The Mini Guppy is a large, wide-bodied US cargo aircraft used for aerial transport of outsized cargo components. The Mini Guppy is only one of the Guppy line of aircraft produced by Aero Spacelines, Inc..
Both Mini Guppies were built from scratch using parts salvaged from surplus Boeing 377/C-97Js. This enabled Aero Spacelines to widen the Mini Guppy cargo bay floor to 13 ft (4 m), as opposed to the 8 ft (2.4 m) restriction imposed when building directly onto a B-377 fuselage. Borrowed parts included the cockpit, wings, and tail.

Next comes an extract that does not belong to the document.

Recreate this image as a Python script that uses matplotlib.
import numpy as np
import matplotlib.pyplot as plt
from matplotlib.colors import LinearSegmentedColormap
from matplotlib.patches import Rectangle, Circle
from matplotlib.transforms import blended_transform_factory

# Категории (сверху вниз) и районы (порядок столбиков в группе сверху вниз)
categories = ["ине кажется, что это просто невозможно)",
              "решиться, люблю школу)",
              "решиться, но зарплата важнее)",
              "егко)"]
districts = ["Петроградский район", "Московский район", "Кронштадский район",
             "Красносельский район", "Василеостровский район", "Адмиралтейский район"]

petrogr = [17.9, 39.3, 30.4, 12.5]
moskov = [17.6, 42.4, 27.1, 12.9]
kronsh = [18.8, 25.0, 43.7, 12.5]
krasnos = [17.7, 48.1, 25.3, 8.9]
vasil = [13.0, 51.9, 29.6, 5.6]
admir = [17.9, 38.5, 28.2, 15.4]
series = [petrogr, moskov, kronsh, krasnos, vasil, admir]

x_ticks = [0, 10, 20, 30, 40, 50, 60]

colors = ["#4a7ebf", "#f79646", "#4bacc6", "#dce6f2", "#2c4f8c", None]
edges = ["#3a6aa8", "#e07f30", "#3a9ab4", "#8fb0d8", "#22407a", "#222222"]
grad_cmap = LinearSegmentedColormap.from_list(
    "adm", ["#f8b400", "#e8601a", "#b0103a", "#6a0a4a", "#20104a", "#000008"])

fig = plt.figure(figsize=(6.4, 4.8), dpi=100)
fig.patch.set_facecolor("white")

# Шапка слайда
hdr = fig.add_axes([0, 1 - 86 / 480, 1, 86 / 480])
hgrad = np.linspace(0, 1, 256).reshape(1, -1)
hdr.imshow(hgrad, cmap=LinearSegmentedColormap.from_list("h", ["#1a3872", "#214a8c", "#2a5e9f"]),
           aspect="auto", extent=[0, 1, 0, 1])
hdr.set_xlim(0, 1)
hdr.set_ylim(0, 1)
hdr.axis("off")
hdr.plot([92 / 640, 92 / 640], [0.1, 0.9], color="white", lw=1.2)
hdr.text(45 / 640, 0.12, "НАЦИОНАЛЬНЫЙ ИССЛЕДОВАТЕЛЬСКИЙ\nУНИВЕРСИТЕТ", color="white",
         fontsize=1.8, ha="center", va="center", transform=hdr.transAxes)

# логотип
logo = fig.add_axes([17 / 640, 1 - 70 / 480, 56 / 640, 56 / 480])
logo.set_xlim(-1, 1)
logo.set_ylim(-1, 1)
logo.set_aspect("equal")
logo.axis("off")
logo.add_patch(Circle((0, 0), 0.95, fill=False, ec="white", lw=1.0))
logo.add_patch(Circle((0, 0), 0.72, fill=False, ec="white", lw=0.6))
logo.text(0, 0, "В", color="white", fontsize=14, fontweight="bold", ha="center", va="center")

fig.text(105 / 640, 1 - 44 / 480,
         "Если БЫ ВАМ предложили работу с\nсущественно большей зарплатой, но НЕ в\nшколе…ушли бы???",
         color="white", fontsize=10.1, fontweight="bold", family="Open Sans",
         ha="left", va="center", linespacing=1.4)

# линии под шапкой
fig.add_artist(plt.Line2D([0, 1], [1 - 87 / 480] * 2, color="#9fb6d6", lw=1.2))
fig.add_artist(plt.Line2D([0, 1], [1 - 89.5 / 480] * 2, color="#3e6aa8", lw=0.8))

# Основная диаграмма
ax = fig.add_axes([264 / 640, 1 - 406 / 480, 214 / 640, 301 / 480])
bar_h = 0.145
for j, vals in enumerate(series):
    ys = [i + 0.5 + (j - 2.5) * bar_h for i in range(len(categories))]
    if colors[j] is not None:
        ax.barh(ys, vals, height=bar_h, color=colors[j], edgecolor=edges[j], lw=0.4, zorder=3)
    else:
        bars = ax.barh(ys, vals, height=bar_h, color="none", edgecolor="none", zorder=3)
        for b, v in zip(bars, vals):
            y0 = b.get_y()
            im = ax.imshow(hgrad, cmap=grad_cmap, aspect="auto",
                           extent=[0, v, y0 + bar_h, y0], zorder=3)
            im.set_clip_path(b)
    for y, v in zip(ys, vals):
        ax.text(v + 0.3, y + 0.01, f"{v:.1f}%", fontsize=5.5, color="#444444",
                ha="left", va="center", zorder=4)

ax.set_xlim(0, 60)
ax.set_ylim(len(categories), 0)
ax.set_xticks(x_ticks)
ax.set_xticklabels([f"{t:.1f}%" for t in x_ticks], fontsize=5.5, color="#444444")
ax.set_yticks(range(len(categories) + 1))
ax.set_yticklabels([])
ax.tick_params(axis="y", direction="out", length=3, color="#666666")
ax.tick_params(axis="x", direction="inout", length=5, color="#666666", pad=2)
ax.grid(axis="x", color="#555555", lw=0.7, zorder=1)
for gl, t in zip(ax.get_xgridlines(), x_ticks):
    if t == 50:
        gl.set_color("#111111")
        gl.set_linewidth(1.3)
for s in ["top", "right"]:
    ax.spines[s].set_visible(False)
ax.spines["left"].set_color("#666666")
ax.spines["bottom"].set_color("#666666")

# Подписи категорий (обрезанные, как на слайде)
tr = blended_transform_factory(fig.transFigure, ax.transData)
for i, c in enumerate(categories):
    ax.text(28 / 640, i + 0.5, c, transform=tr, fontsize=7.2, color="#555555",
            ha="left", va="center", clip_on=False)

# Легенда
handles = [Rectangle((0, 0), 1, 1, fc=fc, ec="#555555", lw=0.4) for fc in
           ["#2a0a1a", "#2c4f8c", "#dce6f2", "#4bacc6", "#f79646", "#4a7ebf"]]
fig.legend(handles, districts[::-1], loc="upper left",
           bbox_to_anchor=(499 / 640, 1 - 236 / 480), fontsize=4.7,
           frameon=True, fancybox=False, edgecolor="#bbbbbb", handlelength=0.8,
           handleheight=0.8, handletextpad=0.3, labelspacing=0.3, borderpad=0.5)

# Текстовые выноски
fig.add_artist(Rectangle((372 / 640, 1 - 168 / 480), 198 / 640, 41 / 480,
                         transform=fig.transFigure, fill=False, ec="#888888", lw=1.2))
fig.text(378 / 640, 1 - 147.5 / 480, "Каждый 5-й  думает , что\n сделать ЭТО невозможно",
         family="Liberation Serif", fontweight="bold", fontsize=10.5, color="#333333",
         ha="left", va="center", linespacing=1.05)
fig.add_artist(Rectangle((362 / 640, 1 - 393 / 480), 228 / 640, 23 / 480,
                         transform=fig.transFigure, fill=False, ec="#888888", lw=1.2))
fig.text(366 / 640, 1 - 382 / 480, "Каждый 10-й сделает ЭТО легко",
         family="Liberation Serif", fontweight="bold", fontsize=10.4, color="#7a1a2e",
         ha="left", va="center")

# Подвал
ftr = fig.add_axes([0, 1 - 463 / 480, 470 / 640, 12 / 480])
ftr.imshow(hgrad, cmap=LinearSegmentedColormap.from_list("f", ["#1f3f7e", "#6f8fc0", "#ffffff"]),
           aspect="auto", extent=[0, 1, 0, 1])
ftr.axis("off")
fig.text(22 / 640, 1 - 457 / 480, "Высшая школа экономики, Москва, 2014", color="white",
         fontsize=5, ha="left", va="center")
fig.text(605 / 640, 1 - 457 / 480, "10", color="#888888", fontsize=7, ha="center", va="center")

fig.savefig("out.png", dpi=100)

The Mini Guppy first flew on May 24, 1967, and Aero Spacelines operated it for several years, ferrying such contract cargo as NASA's infamous Pioneer 10 Spacecraft, until 1974 when it was sold to American Jet Industries. American Jet Industries sold it to Aero Union in 1980, who sold it to Erickson Air Crane eight years later. Erickson Air Crane used the Mini Guppy to haul heavy equipment until 1995, when it was retired to the Tillamook Air Museum in Tillamook, Oregon, where it resides today. As of 1 August 2008, visitors to the Tillamook Air Museum may tour the Mini-Guppy for an additional fee.
The MGT first took to the air on March 13, 1970, but was tragically short-lived. On May 12, 1970 the Mini Guppy Turbine was lost, along with the entire crew, in an accident during flight testing at Edwards Air Force Base, California.